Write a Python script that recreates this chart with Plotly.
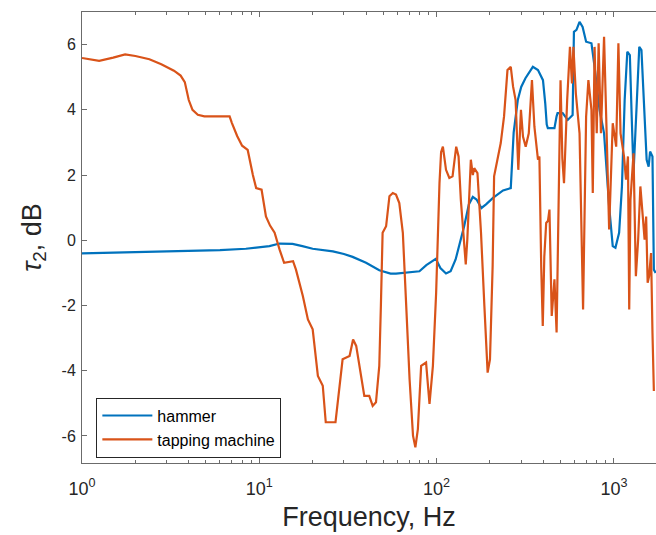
import plotly.graph_objects as go
import numpy as np

# ---------------- data ----------------
hammer_freq = [1, 2, 3.55, 6, 8.4, 10, 11.4, 13, 15.4, 17.5, 20, 26, 30, 33.6, 40, 47.5, 55, 59, 70, 80,
               87.5, 99, 105, 113, 120, 128, 143, 152, 160, 168, 179, 190, 208, 237, 262, 266, 272, 287,
               300, 317, 349, 373, 390, 398, 410, 418, 424, 462, 475, 481, 514, 549, 585, 595, 615, 640,
               666, 697, 747, 778, 830, 880, 940, 985, 1020, 1070, 1110, 1150, 1190, 1230, 1260, 1290,
               1340, 1390, 1430, 1490, 1530, 1570, 1600, 1650, 1680, 1720]
hammer_val = [-0.40, -0.37, -0.34, -0.30, -0.26, -0.22, -0.18, -0.10, -0.11, -0.18, -0.26, -0.34, -0.42,
              -0.51, -0.69, -0.92, -1.02, -1.02, -0.98, -0.95, -0.76, -0.57, -0.85, -1.02, -0.95, -0.59,
              0.43, 1.10, 1.33, 1.25, 0.99, 1.10, 1.30, 1.53, 1.60, 2.40, 3.30, 4.30, 4.70, 4.97, 5.32,
              5.22, 5.00, 4.91, 4.20, 3.55, 3.44, 3.44, 3.80, 3.90, 3.90, 3.69, 3.84, 6.39, 6.45, 6.70,
              6.54, 6.09, 6.04, 5.32, 4.00, 3.28, 1.04, -0.18, -0.23, 0.23, 1.65, 4.30, 5.78, 5.68, 3.79,
              2.06, 4.00, 5.93, 5.83, 3.79, 2.47, 2.26, 2.72, 2.57, -0.90, -1.00]

tap_freq = [1, 1.12, 1.25, 1.5, 1.75, 2.0, 2.4, 2.8, 3.3, 3.6, 3.8, 4.0, 4.2, 4.5, 4.9, 6.0, 6.8, 7.0, 7.5,
            8.0, 8.6, 9.2, 9.6, 10.3, 10.9, 11.5, 12.2, 13.0, 13.8, 15.5, 16.1, 17.6, 18.8, 20.0, 21.4,
            22.8, 23.7, 26.9, 28.3, 29.5, 32.3, 33.8, 35.2, 37.6, 39.1, 41.7, 43.6, 45.5, 47.5, 48.5,
            49.6, 51.9, 54.2, 56.6, 59, 61.6, 64.5, 67.4, 70.4, 73.6, 75.9, 78.4, 81.8, 87.2, 91.2, 95.3,
            99.4, 103.8, 106, 108.5, 113, 118, 123, 129, 133, 137, 143, 146, 149, 153, 156, 160, 163,
            170, 178, 186, 194, 200, 207, 211, 220, 230, 240, 251, 262, 270, 279, 289, 299, 307, 318,
            331, 345, 356, 373, 380, 389, 397, 405, 415, 425, 433, 446, 462, 475, 490, 500, 512, 523,
            545, 565, 580, 591, 610, 640, 670, 697, 718, 747, 760, 778, 800, 820, 845, 880, 910, 940,
            985, 1030, 1060, 1090, 1140, 1170, 1200, 1220, 1240, 1290, 1330, 1370, 1410, 1490, 1520,
            1550, 1580, 1620, 1650, 1680]
tap_val = [5.59, 5.55, 5.50, 5.60, 5.70, 5.65, 5.55, 5.40, 5.20, 5.05, 4.85, 4.30, 4.00, 3.85, 3.80, 3.80,
           3.80, 3.60, 3.20, 2.90, 2.77, 2.00, 1.60, 1.55, 0.73, 0.45, 0.23, -0.28, -0.69, -0.64, -0.90,
           -1.71, -2.43, -2.73, -4.16, -4.46, -5.58, -5.58, -4.57, -3.65, -3.55, -3.04, -3.24, -4.26,
           -4.77, -4.77, -5.08, -4.97, -3.85, -2.00, 0.23, 0.43, 1.35, 1.45, 1.40, 1.14, 0.23, -2.02,
           -4.26, -5.99, -6.35, -5.79, -3.85, -3.75, -5.02, -3.85, -1.61, 1.75, 2.70, 2.87, 2.16, 1.91,
           1.96, 2.87, 2.57, 1.24, -0.08, -0.74, 0.02, 1.24, 2.47, 2.00, 2.21, 2.06, 0.23, -2.02, -4.06,
           -3.65, -0.80, 1.96, 2.47, 2.98, 3.79, 5.22, 5.32, 4.71, 4.30, 2.16, 4.00, 3.18, 2.87, 3.28,
           4.91, 3.49, 2.47, 2.57, -0.80, -2.63, -0.50, 0.53, 0.60, 0.94, -2.32, -1.20, -2.83, 1.75,
           4.91, 2.50, 1.75, 4.30, 5.93, 4.81, 5.93, 4.50, 3.28, -2.12, 3.79, 4.91, 4.00, 1.45, 5.93,
           3.28, 6.04, 3.28, 6.24, 3.28, 0.33, 3.59, 2.87, 6.04, 3.28, 2.57, 1.86, 2.57, -2.12, 1.24,
           2.67, -1.10, 0.02, 1.65, 0.02, 0.73, -1.30, -1.10, -0.39, -2.83, -4.62]

y_ticks = [-6, -4, -2, 0, 2, 4, 6]
x_ticks = [1, 10, 100, 1000]
x_ticktext = ["10<sup>0</sup>", "10<sup>1</sup>", "10<sup>2</sup>", "10<sup>3</sup>"]
x_minor = [m * d for d in [1, 10, 100, 1000] for m in range(2, 10) if m * d < 1750]

BLUE = "#0072BD"
ORANGE = "#D95319"
AX = "#262626"
LINE = "#6b6b6b"
FONT = "Liberation Sans, Arial, Helvetica, sans-serif"

fig = go.Figure()
fig.add_trace(go.Scatter(x=hammer_freq, y=hammer_val, mode="lines", name="hammer",
                         line=dict(color=BLUE, width=2.2)))
fig.add_trace(go.Scatter(x=tap_freq, y=tap_val, mode="lines", name="tapping machine",
                         line=dict(color=ORANGE, width=2.2)))

fig.update_layout(
    width=656, height=535,
    margin=dict(l=82, r=0, t=12, b=72),
    paper_bgcolor="white", plot_bgcolor="white",
    font=dict(family=FONT, color=AX, size=15),
    showlegend=True,
    legend=dict(x=0.025, y=0.145, xanchor="left", yanchor="top",
                bordercolor=AX, borderwidth=1, bgcolor="white",
                font=dict(size=16, color="black"), tracegroupgap=0,
                itemwidth=50),
)
fig.update_xaxes(
    type="log", range=[0, 3.2374],
    tickmode="array", tickvals=x_ticks, ticktext=x_ticktext,
    ticks="inside", ticklen=5, tickcolor=LINE, tickwidth=1,
    showline=True, linecolor=LINE, linewidth=1, mirror="ticks",
    showgrid=False, zeroline=False,
    tickfont=dict(size=18, color=AX),
    ticklabelstandoff=9,
    minor=dict(ticks="inside", ticklen=3, tickcolor=LINE, tickmode="array",
               tickvals=x_minor, showgrid=False),
    title=dict(text="Frequency, Hz", font=dict(size=27, color=AX), standoff=9),
)
fig.update_yaxes(
    range=[-6.83, 7.0],
    tickmode="array", tickvals=y_ticks, ticktext=[str(v) for v in y_ticks],
    ticks="inside", ticklen=5, tickcolor=LINE, tickwidth=1,
    showline=True, linecolor=LINE, linewidth=1, mirror=False,
    showgrid=False, zeroline=False,
    tickfont=dict(size=16, color=AX),
    ticklabelstandoff=2,
    title=dict(text="<i>τ</i><sub>2</sub>, dB", font=dict(size=27, color=AX), standoff=12),
)

fig.write_html("out.html")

PROBLEM TO SOLVE
Give again, word for word, every line from the top of the data above to the line holding "import numpy as np", inclusive, with the pictures left out.

THE OUTPUT
Write a Python script that recreates this chart with Plotly.
import plotly.graph_objects as go
import numpy as np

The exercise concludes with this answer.